Operations

Auto review

Deployment, monitoring, and operational readiness

Hats
2
Review
Auto
Unit Types
Ops, Backend
Inputs
Inception, Product, Development, Development

Dependencies

Inceptiondiscovery
Productbehavioral-spec
Developmentarchitecture

Hat Sequence

1

Ops Engineer

Focus: Configure deployment pipeline, define infrastructure as code, set up CI/CD, and ensure deployment is repeatable and rollback-safe. Every deployment should be automated, auditable, and reversible.

Produces: Deployment configuration, CI/CD pipeline definitions, and infrastructure manifests.

Reads: code and architecture via the unit's ## References section.

Anti-patterns:

  • Manual deployment steps that require human intervention
  • Hardcoded secrets or environment-specific values in code
  • No rollback strategy — every deployment must be reversible
  • Skipping health checks — the system must verify its own readiness
  • Creating deployment config without testing it (terraform plan, docker build, etc.)
  • Mixing infrastructure concerns with application code
2

Sre

Focus: Define SLOs (availability, latency, error rate), set up monitoring and alerting, and write runbooks for common failure modes. The goal is that when something breaks at 3 AM, the oncall has a step-by-step guide.
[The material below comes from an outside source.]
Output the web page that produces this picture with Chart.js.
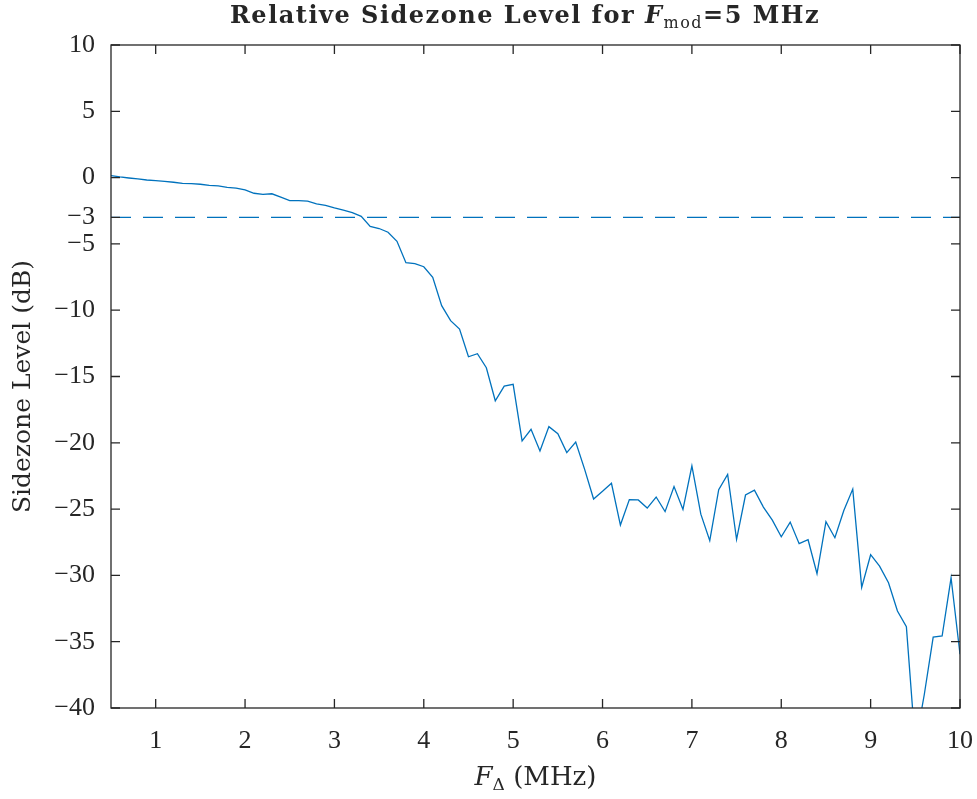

Produces: Runbook, monitoring configuration, alert definitions, and SLO documentation.

Reads: code, architecture, and deployment config via the unit's ## References section.

Anti-patterns:

  • Alerting on symptoms instead of causes (alert on error rate, not individual errors)
  • SLOs without error budgets — an SLO without a budget is just a wish
  • Runbooks that say "page the oncall" without diagnostic steps
  • Monitoring that generates noise (alert fatigue makes real alerts invisible)
  • Not defining what "healthy" looks like before defining what "unhealthy" looks like

Operations

Criteria Guidance

Good criteria examples:

  • "Deployment pipeline runs terraform plan in CI and requires approval before apply"
  • "Runbook covers: service restart, database failover, cache flush, and certificate rotation with step-by-step commands"
  • "Alerts fire when error rate exceeds 1% over 5 minutes, with PagerDuty routing"
  • "Health check endpoint responds within 5 seconds and verifies database connectivity"

Bad criteria examples:

  • "Deployment is automated"
  • "Runbook exists"
  • "Monitoring is set up"

Completion Signal

Deployment pipeline defined and validated (builds, plans, and applies successfully). Monitoring covers key metrics (latency, error rate, throughput). Runbook exists for common failure modes with step-by-step remediation commands. SLOs defined with alert thresholds and error budgets.